Karan Johar to produce a film on C Sankaran Nair and Jallianwala Bagh Massacre

Karan Johar to produce a film on C Sankaran Nair and Jallianwala Bagh Massacre

Karan Johar has announced his next film based on the book The Case That Shook the Empire, which documents C Sankaran Nair’s fight to uncover the truth behind Jallianwala Bagh massacre. The biopic will be directed by Karan Singh Tyagi.

Karan Johar has made an announcement about his next production. The film will be inspired by the life of C Sankaran Nair, who fought the British Raj to get to the truth about the Jallianwala Bagh massacre. Directed by Karan Singh Tyagi, the upcoming film will be based on the book, The Case That Shook the Empire: One Man’s Fight for the Truth about the Jallianwala Bagh massacre by Pushpa Palat and Raghu Palat.
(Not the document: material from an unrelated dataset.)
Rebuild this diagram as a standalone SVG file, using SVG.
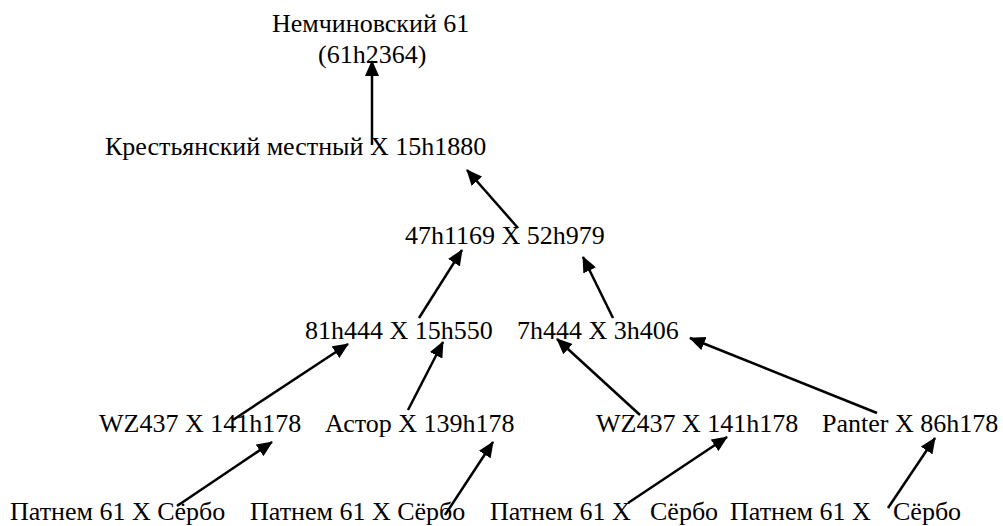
<svg xmlns="http://www.w3.org/2000/svg" width="1003" height="526" viewBox="0 0 1003 526">
<style>
text { font-family: "Liberation Serif", "Times New Roman", serif; font-size: 26px; fill: #000; }
.c line { stroke: #000; stroke-width: 2.5; marker-end: url(#ah); }
</style>
<defs>
<marker id="ah" viewBox="0 0 16 14" refX="15" refY="7" markerWidth="16" markerHeight="14" markerUnits="userSpaceOnUse" orient="auto">
<path d="M0,0 L16,7 L0,14 z" fill="#000"/>
</marker>
</defs>
<rect width="1003" height="526" fill="#fff"/>
<g id="n-root"><text x="272" y="32">Немчиновский 61</text><text x="318" y="63">(61h2364)</text></g>
<g id="n-l1"><text x="105" y="155">Крестьянский местный Х 15h1880</text></g>
<g id="n-l2"><text x="405" y="244">47h1169 X 52h979</text></g>
<g id="n-l3a"><text x="305" y="339">81h444 X 15h550</text></g>
<g id="n-l3b"><text x="517" y="339">7h444 X 3h406</text></g>
<g id="n-l4a"><text x="99" y="432">WZ437 X 141h178</text></g>
<g id="n-l4b"><text x="325" y="432">Астор Х 139h178</text></g>
<g id="n-l4c"><text x="596" y="432">WZ437 X 141h178</text></g>
<g id="n-l4d"><text x="822" y="432">Panter X 86h178</text></g>
<g id="n-l5a"><text x="10" y="520">Патнем 61 Х Сёрбо</text></g>
<g id="n-l5b"><text x="250" y="520">Патнем 61 Х Сёрбо</text></g>
<g id="n-l5c"><text x="490" y="520">Патнем 61 Х<tspan x="650">Сёрбо</tspan></text></g>
<g id="n-l5d"><text x="730" y="520">Патнем 61 Х<tspan x="893">Сёрбо</tspan></text></g>
<g id="connectors" class="c">
<line x1="372" y1="145" x2="372" y2="61"/>
<line x1="518" y1="228" x2="467" y2="170"/>
<line x1="419" y1="318" x2="462" y2="250"/>
<line x1="613" y1="318" x2="583" y2="257"/>
<line x1="233" y1="420" x2="348" y2="344"/>
<line x1="408" y1="410" x2="443" y2="342"/>
<line x1="640" y1="415" x2="557" y2="339"/>
<line x1="877" y1="413" x2="690" y2="338"/>
<line x1="177" y1="506" x2="272" y2="442"/>
<line x1="445" y1="515" x2="493" y2="442"/>
<line x1="628" y1="503" x2="727" y2="437"/>
<line x1="888" y1="508" x2="935" y2="438"/>
</g>
</svg>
The announcement on Dharma Productions’ official Instagram page was shared with Karan Johar’s photo and a snapshot of the book cover of The Case That Shook the Empire. The post reads, “This film unravels the legendary courtroom battle that Sankaran Nair fought against the British Raj to uncover the truth about the Jallianwala Bagh Massacre. Sankaran Nair’s bravery ignited the freedom struggle across the country and is a testament to the power of fighting for the truth (sic).”


Born on July 11, 1857, C Sankaran Nair was a lawyer who served as the president of the Indian National Congress in Amaravathi in 1897. Being the sole Indian representative, he resigned from the Viceroy’s Executive Council following the Jallianwala Bagh massacre as a sign of protest.

About the decision, Nair wrote in his autobiography, “Almost every day I was receiving complaints, personal and by letters, of the most harrowing description of the massacre at Jallianwalla Bagh at Amritsar and the martial law administration. At the same time, I found that Lord Chelmsford (the Viceroy) approved of what was being done in Punjab. That, to me, was shocking.”

C Sankaran Nair fought the matter in court till the end. He claimed that Michael O’Dwyer was responsible for the massacre and maintained the same even after losing the case. He was given the opportunity to apologise to the plaintiff, but he chose to pay damages amounting to £7,000. He died on April 24, 1934.